Um em cada dez brasileiros (10%) passou a usar lenha para cozinhar, 6% passaram a usar carvão, e 4% o fogão elétrico.
A falta de água também preocupa quase toda a população, segundo os números apresentados. 78% dizem se preocupar muito, 14% um pouco e apenas 6% não se preocupam.
De acordo com os números, em 2021, mais da metade dos entrevistados (52%) afirmou ter sofrido interrupção no fornecimento de água nos últimos 12 meses. No Nordeste, o número chegou a 61%.
A preocupação é maior entre os mais escolarizados (84%), os que vivem no Nordeste (84%), nas periferias das grandes cidades (82%) e em municípios de porte médio (82%).
As mulheres (62%), os mais pobres (59%) e os pretos/pardos (59%) são os que mais temem ficar sem água. Os homens e os mais ricos destacam-se entre os que têm pouco ou nenhum medo de ficar sem água no próximo ano.
Pelos dados do Inep, para 88% dos brasileiros as mudanças climáticas estão impactando o regime de chuvas no Brasil e para 56% tais mudanças vão piorar o volume no futuro.
Mudança de hábitos e aposta em renováveis
O levantamento também apontou algumas mudanças de hábito dos brasileiros: metade (49%) reduziu o tempo de banho e as lâmpadas acesas. 44% dizem ter deixado de usar ou reduziram o uso de eletrodomésticos de alto consumo.
Os que quiseram economizar mais substituíram as lâmpadas por outras mais econômicas (42%) e diminuíram o consumo nos horários de pico (23%).
Só 5% declaram usar fontes alternativas renováveis, como a solar, e 18% não mudaram seus hábitos.
Quanto à consciência do brasileiro sobre a importância da eficiência energética, quando indagados se consideram o quesito na hora de comprar eletrodomésticos, 52% dizem que sempre se atentam, 16% quase sempre, 13% raramente, e 17% ignoram os selos e etiquetas de eficiência energética.
Pelos números, 81% da população deseja ver um aumento do fornecimento limpo. Para 69%, as renováveis impactam menos o meio ambiente e para 64% os investimentos no setor contribuem para geração de empregos.
As ações que precisam ser feitas no futuro, segundo o coordenador de Energia do iCS, Roberto Kishinami, passam por limitar o uso de fósseis para geração de energia, por serem mais onerosas para a conta de luz, e estimular a eficiência energética.

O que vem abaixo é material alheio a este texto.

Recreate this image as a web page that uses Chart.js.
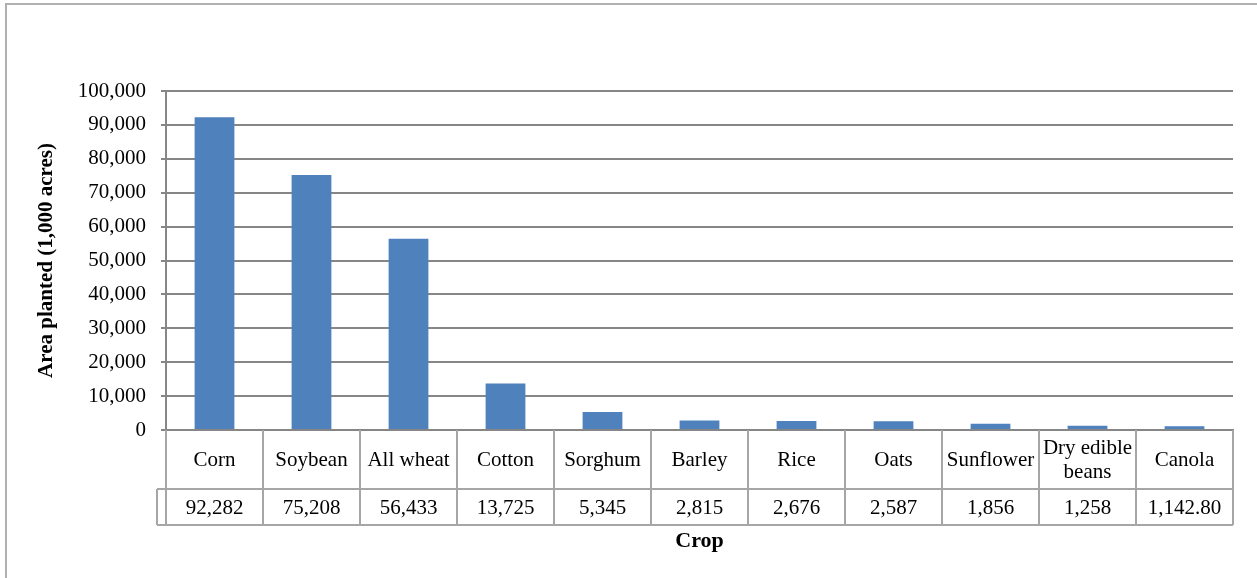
<!DOCTYPE html>
<html lang="en">
<head>
    <meta charset="UTF-8">
    <title>Area planted by crop</title>
    <script src="https://cdn.jsdelivr.net/npm/chart.js"></script>
    <style>
        html, body { margin: 0; padding: 0; background: #fff; overflow: hidden; }
        #wrap { width: 1257px; height: 578px; position: relative; }
    </style>
</head>
<body>
    <div id="wrap"><canvas id="cropChart" width="1257" height="578"></canvas></div>

    <script>
// Data
const crops = ["Corn", "Soybean", "All wheat", "Cotton", "Sorghum", "Barley", "Rice", "Oats", "Sunflower", ["Dry edible", "beans"], "Canola"];
const areaPlanted = [92282, 75208, 56433, 13725, 5345, 2815, 2676, 2587, 1856, 1258, 1142.80];
const tableValues = ["92,282", "75,208", "56,433", "13,725", "5,345", "2,815", "2,676", "2,587", "1,856", "1,258", "1,142.80"];

const serif = "'Liberation Serif', 'Times New Roman', serif";
const lineGray = "#a6a6a6";

// Outer frame + Excel style data table under the x axis
const dataTable = {
    id: "dataTable",
    beforeDraw(chart) {
        const ctx = chart.ctx;
        ctx.save();
        ctx.fillStyle = "#fff";
        ctx.fillRect(0, 0, chart.width, chart.height);
        ctx.strokeStyle = "#b0b0b0";
        ctx.lineWidth = 2;
        ctx.strokeRect(6, 4, chart.width + 10, chart.height + 10);
        ctx.restore();
    },
    afterDraw(chart) {
        const ctx = chart.ctx;
        const x = chart.scales.x;
        const area = chart.chartArea;
        const top = area.bottom;
        const mid = top + 59;
        const bot = top + 95;
        const stub = area.left - 9;
        const n = crops.length;
        const edge = i => (i === 0 ? area.left : i === n ? area.right : (x.getPixelForValue(i - 1) + x.getPixelForValue(i)) / 2);

        ctx.save();
        ctx.strokeStyle = lineGray;
        ctx.lineWidth = 2;
        ctx.beginPath();
        for (let i = 0; i <= n; i++) {
            const px = Math.round(edge(i));
            ctx.moveTo(px, top);
            ctx.lineTo(px, bot);
        }
        ctx.moveTo(stub, mid);
        ctx.lineTo(area.right, mid);
        ctx.moveTo(stub, bot);
        ctx.lineTo(area.right, bot);
        ctx.moveTo(stub, mid);
        ctx.lineTo(stub, bot);
        ctx.stroke();

        ctx.fillStyle = "#000";
        ctx.textAlign = "center";
        ctx.textBaseline = "middle";
        ctx.font = "21px " + serif;
        crops.forEach((c, i) => {
            const cx = x.getPixelForValue(i);
            const cy = (top + mid) / 2 + 1;
            if (Array.isArray(c)) {
                ctx.fillText(c[0], cx, cy - 12);
                ctx.fillText(c[1], cx, cy + 12);
            } else {
                ctx.fillText(c, cx, cy);
            }
        });
        tableValues.forEach((v, i) => {
            ctx.fillText(v, x.getPixelForValue(i), (mid + bot) / 2 + 1);
        });
        ctx.restore();
    }
};

new Chart(document.getElementById("cropChart"), {
    type: "bar",
    data: {
        labels: crops,
        datasets: [{
            label: "Area planted",
            data: areaPlanted,
            backgroundColor: "#4f81bd",
            borderWidth: 0,
            categoryPercentage: 1,
            barPercentage: 0.41
        }]
    },
    options: {
        responsive: false,
        animation: false,
        devicePixelRatio: 1,
        layout: { padding: { top: 91, right: 24, bottom: 0, left: 0 } },
        plugins: { legend: { display: false }, tooltip: { enabled: false } },
        scales: {
            x: {
                ticks: { display: false },
                grid: { display: false },
                border: { display: true, color: "#868686", width: 2 },
                title: {
                    display: true,
                    text: "Crop",
                    color: "#000",
                    font: { family: serif, size: 22, weight: "bold" },
                    padding: { top: 0, bottom: 23 }
                },
                afterFit(scale) { scale.height = 148; }
            },
            y: {
                min: 0,
                max: 100000,
                ticks: {
                    stepSize: 10000,
                    color: "#000",
                    padding: 15,
                    font: { family: serif, size: 21 },
                    callback: v => v.toLocaleString("en-US")
                },
                grid: { color: "#868686", lineWidth: 2, tickLength: 5 },
                border: { display: true, color: "#868686", width: 2 },
                title: {
                    display: true,
                    text: "Area planted (1,000 acres)",
                    color: "#000",
                    font: { family: serif, size: 21, weight: "bold" },
                    padding: { top: 34, bottom: 0 }
                },
                afterFit(scale) { scale.width = 166; }
            }
        }
    },
    plugins: [dataTable]
});
    </script>
</body>
</html>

Os especialistas apontam que o Brasil não tem aplicado uma política concreta de eficiência energética. Desde 1985, o país conta com o Programa Nacional de Conservação de Energia Elétrica (Procel), mas os dados de redução do consumo estacionaram desde 2017. Entre 2018 e 2020, o programa conseguiu ganhos entre 23 e 22 bilhões de kWh.
A confiabilidade das renováveis também é alta, garante o Ipec: para 59% dos entrevistados elas são tão confiáveis quanto as convencionais. 25% ainda desconfiam.
Sendo assim, os investimentos em uma matriz energética limpa e ações rumo a uma economia verde e sustentável são temas fortes para as propostas de campanha e os debates entre presidenciáveis em 2022.
Embora a saúde, a educação, a geração de empregos e o combate à fome sejam apontados como as principais prioridades para o próximo governo, os brasileiros reconhecem a importância do tema energia limpa.
Das 2002 pessoas, 77% afirma que propostas para ampliar o uso de energias renováveis no Brasil deveriam ser uma prioridade dos(as) candidatos(as) e para 81%, as candidaturas deveriam focar em propostas que busquem evitar crises hídricas futuras.